··· Data segment ···

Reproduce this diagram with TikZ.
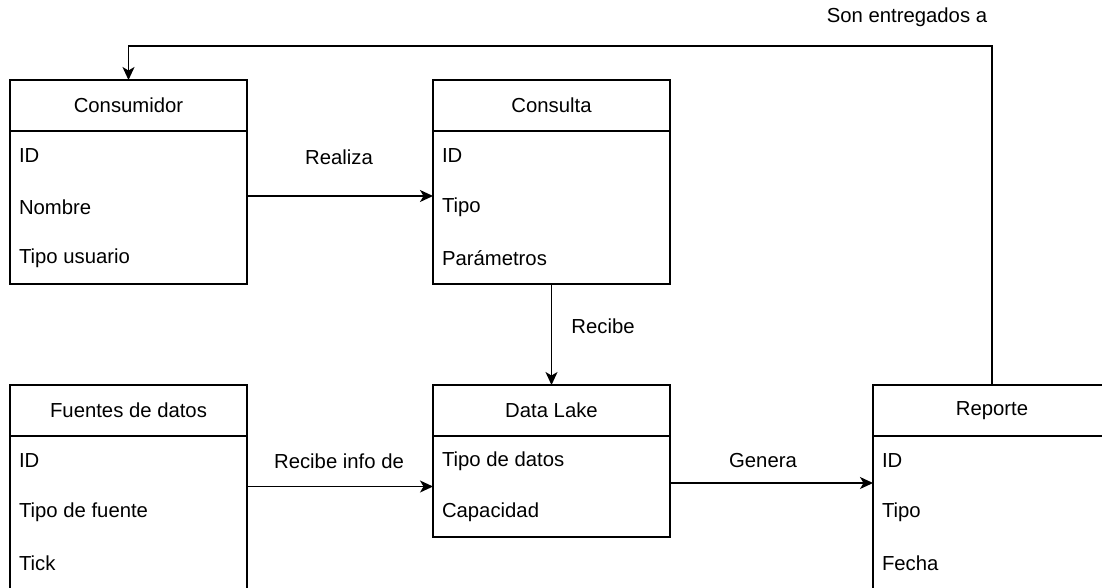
\documentclass[tikz,border=0pt]{standalone}
\usepackage{fontspec}
\setmainfont{Liberation Sans}
\usetikzlibrary{arrows.meta,calc}
\begin{document}
\begin{tikzpicture}[x=1pt,y=-1pt,
  every node/.style={font=\fontsize{20.3}{24}\selectfont, inner sep=0pt, outer sep=0pt},
  hdr/.style={draw, line width=1.5pt, fill=white, minimum width=237pt, minimum height=51pt, anchor=north west},
  body/.style={draw, line width=1.5pt, fill=white, minimum width=237pt, anchor=north},
  fld/.style={anchor=west},
  arr/.style={line width=1.5pt, -{Stealth[length=13pt,width=12pt,inset=3.5pt]}}
]
\useasboundingbox (0,0) rectangle (1102,587);

% Consumidor
\node[hdr] (consH) at (10,80) {Consumidor};
\node[body, minimum height=153pt] (consB) at (consH.south) {};
\node[fld] (consF1) at (19,156) {ID};
\node[fld] (consF2) at (19,207) {Nombre};
\node[fld] (consF3) at (19,258) {Tipo usuario};

% Consulta
\node[hdr] (qryH) at (433,80) {Consulta};
\node[body, minimum height=153pt] (qryB) at (qryH.south) {};
\node[fld] (qryF1) at (442,156) {ID};
\node[fld] (qryF2) at (442,207) {Tipo};
\node[fld] (qryF3) at (442,258) {Parámetros};

% Fuentes de datos
\node[hdr] (srcH) at (10,385) {Fuentes de datos};
\node[body, minimum height=153pt] (srcB) at (srcH.south) {};
\node[fld] (srcF1) at (19,461) {ID};
\node[fld] (srcF2) at (19,512) {Tipo de fuente};
\node[fld] (srcF3) at (19,563) {Tick};

% Data Lake
\node[hdr] (lakeH) at (433,385) {Data Lake};
\node[body, minimum height=101pt] (lakeB) at (lakeH.south) {};
\node[fld] (lakeF1) at (442,461) {Tipo de datos};
\node[fld] (lakeF2) at (442,512) {Capacidad};

% Reporte
\node[hdr, minimum width=238pt] (repH) at (873,385) {Reporte};
\node[body, minimum width=238pt, minimum height=153pt] (repB) at (repH.south) {};
\node[fld] (repF1) at (882,461) {ID};
\node[fld] (repF2) at (882,512) {Tipo};
\node[fld] (repF3) at (882,563) {Fecha};

% connector heights
\coordinate (yRealiza) at (0,196);
\coordinate (yGenera) at (0,483);
\coordinate (yTop) at (0,46);

% relations
\draw[arr] (consB.east |- yRealiza) -- (qryB.west |- yRealiza);
\draw[arr] (qryB.south) -- (lakeH.north);
\draw[arr] (srcB.east |- lakeB.west) -- (lakeB.west);
\draw[arr] (lakeB.east |- yGenera) -- (repB.west |- yGenera);
\draw[arr] (repH.north) -- (repH.north |- yTop) -| (consH.north);

% relation labels
\node (lRealiza) at (339,157) {Realiza};
\node (lRecibe) at (603,326) {Recibe};
\node (lInfo) at (339,461) {Recibe info de};
\node (lGenera) at (763,461) {Genera};
\node (lEntrega) at (907,17) {Son entregados a};
\end{tikzpicture}
\end{document}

···

From the first line above down to the line with "(qryF3) at (442,258)", reproduce every line and no others, omitting pictures.

Reproduce this diagram with TikZ.
\documentclass[tikz,border=0pt]{standalone}
\usepackage{fontspec}
\setmainfont{Liberation Sans}
\usetikzlibrary{arrows.meta,calc}
\begin{document}
\begin{tikzpicture}[x=1pt,y=-1pt,
  every node/.style={font=\fontsize{20.3}{24}\selectfont, inner sep=0pt, outer sep=0pt},
  hdr/.style={draw, line width=1.5pt, fill=white, minimum width=237pt, minimum height=51pt, anchor=north west},
  body/.style={draw, line width=1.5pt, fill=white, minimum width=237pt, anchor=north},
  fld/.style={anchor=west},
  arr/.style={line width=1.5pt, -{Stealth[length=13pt,width=12pt,inset=3.5pt]}}
]
\useasboundingbox (0,0) rectangle (1102,587);

% Consumidor
\node[hdr] (consH) at (10,80) {Consumidor};
\node[body, minimum height=153pt] (consB) at (consH.south) {};
\node[fld] (consF1) at (19,156) {ID};
\node[fld] (consF2) at (19,207) {Nombre};
\node[fld] (consF3) at (19,258) {Tipo usuario};

% Consulta
\node[hdr] (qryH) at (433,80) {Consulta};
\node[body, minimum height=153pt] (qryB) at (qryH.south) {};
\node[fld] (qryF1) at (442,156) {ID};
\node[fld] (qryF2) at (442,207) {Tipo};
\node[fld] (qryF3) at (442,258) {Parámetros};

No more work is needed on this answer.